Stephen | DeFi Dojo
Stephen | DeFi Dojo

@phtevenstrong

12 Tweets 26 reads Jun 03, 2022
Real talk
Ponzinomic protocols are the bread and butter of PVP DeFi. This is an unfortunate truth.
They're the most profitable plays if timed correctly but earnings come at the expense of later investors.
So what do we do about them? 🧵
1/
For the sake of this thread, I'm defining ponzinomics as tokenomic models where >98% of yield comes from new or compounded investments OR >98% of revenue is generated by investors.
2/
Why are these models unsustainable?
Because these models rely on new investment instead of external revenue models, new investment must outpace profit taking to keep the ponzi-asset stable.
I.E., sell pressure overcomes buy pressure as investment reaches a critical mass.
3/
It's important to understand that a ponzi-asset is used to realize APY/APR.
Because it must be sold at some point, as more investors pile into a ponzinomic model, more future sell pressure is put on the asset until new investment can't keep up.
4/
Early investors are the constant "winners" in ponzinomic models.
They're able to invest early on "alpha" or insder information, then use late investors as exit liquidity as the ponzi asset appreciates in value.
But which models are ponzi in DeFi and which aren't?
5/
Seigniorage "boardroom" models are one example.
De-pegging is an indicator that you're approaching critical mass.

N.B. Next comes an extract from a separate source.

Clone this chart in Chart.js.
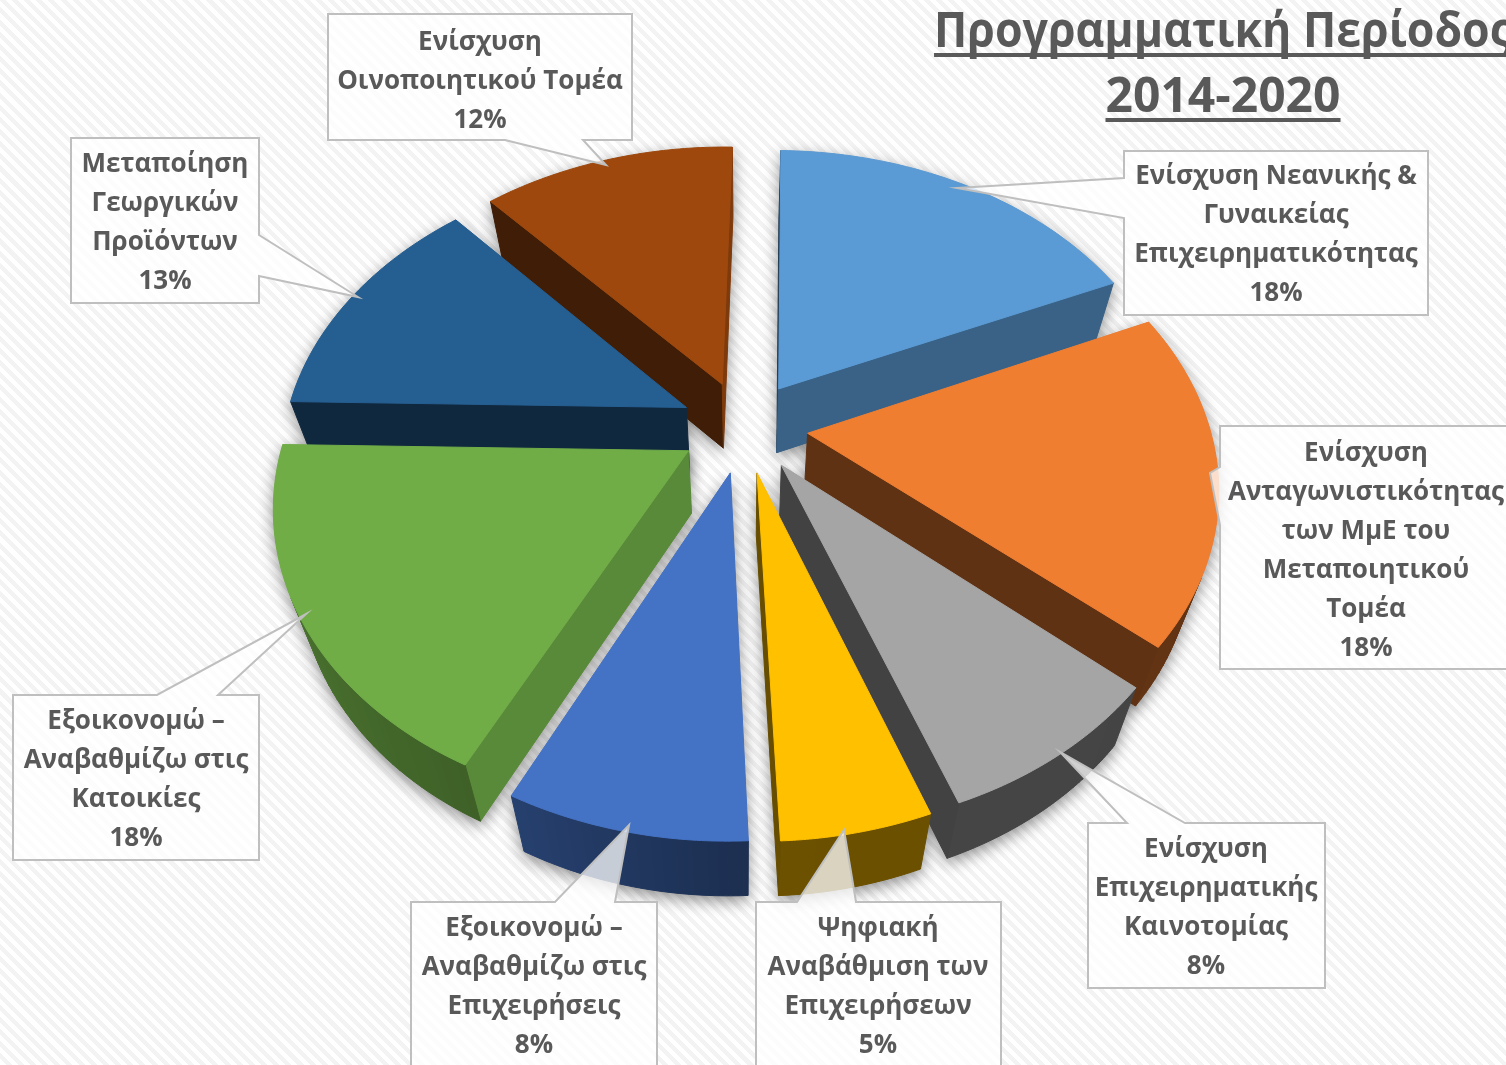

While peg can be regained, these models are inherently unstable as 100% of boardroom comes from new investment/buy-pressure on the ponzi asset.
6/
"Nodes as a service" where treasuries' revenue or "DaaS" accounted for less than 2% of payout to node runners is another example.
I'll admit that I got caught up in some of these narrators. This is why I no longer invest in future promises of revenue models (in DeFi).
7/
Tokenomic models where you lock up or burn your initial and then have it slowly dripped back to you over time also rely purely on new investment to keep the price high enough for you to ROI while early investor sell pressure reaches critical mass and price begins to tank.
8/
There are many different models. Effectively the rule is this:
If the yield primarily comes from new investors or compounders, it's ponzinomics. If the yield comes from a service provided (swap fees, borrow fees, liquidation fees, etc.) then it's not ponzinomics.
9/
So...should you invest in ponzinomics?
I like to use a gaming analogy. Imagine you're playing fortnite (or some equivelent) for money.
Players who understand the game and who have experience are going to win more often, but market conditions dictate who wins money.
10/
In a bull market, maybe the top 70 (out of 100) players are net positive. In a bear market, maybe only the top 10 players (out of 100) are. Are you a top ten player in DeFi?
If so, go for it, as long as investors are consensually competing for yields, try your hand.
11/
My major concern is that these PVP models are not being marketed or understood as PVP. So more than half the players don't know they're being shot at.